Los genocidios, afirma, “fueron organizados por gobiernos oficiales, en ejercicio legal del poder en el país, que se beneficiaron con la pasividad de la opinión pública mundial, lo que confirma la crisis de sensibilidad ética de las civilizaciones contemporáneas”.
Nuestras venas abiertas
¿Cabe asimilar a la forma genocida la indiferencia que, respecto del destino ignominioso de determinados sectores sociales, se evidencia en la realidad? La segregación, la discriminación por color u origen o credo, los procederes que entrañan tácito desprecio por la suerte de “otros”, suman siglos de existencia, transcurridos bajo la depredación y el exterminio sistemático padecidos por generaciones en América latina. En ella, nuestro país no es la excepción. Para nada.

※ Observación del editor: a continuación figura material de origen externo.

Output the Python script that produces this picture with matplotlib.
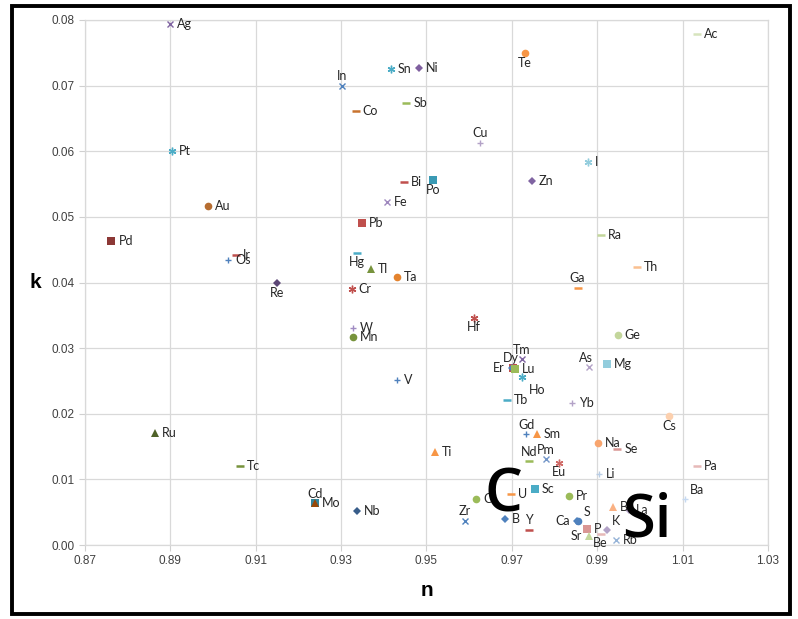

No sólo porque somos parte de una común historia continental desde la conquista y colonización, sino que, escondidos o disimulados, subsisten y se alimentan patrones de conducta viciados de racismo. Reflejados comúnmente en referencias descalificadoras, cobran contundencia en las condiciones de vulnerabilidad social que crean la exclusión como efecto de la pobreza y el abandono, la precariedad laboral consecuente, la ignorancia de la ley protectiva y de derechos violados impunemente, entre otras cosas; hechos que Estado y gobiernos suelen convalidar con el silencio de ocupantes de confortables despachos. Más ocupados algunos en el usufructo político de la situación dada que en remediarla. Una de las cuestiones pendientes es la de los descendientes de los pueblos originarios, argentinos para más.
Vale, a modo de cierre, la cita de una frase de Charles Darwin: “Si la miseria de nuestros pobres no es causada por las leyes de la naturaleza, sino por nuestras instituciones, cuán grande es nuestro pecado”.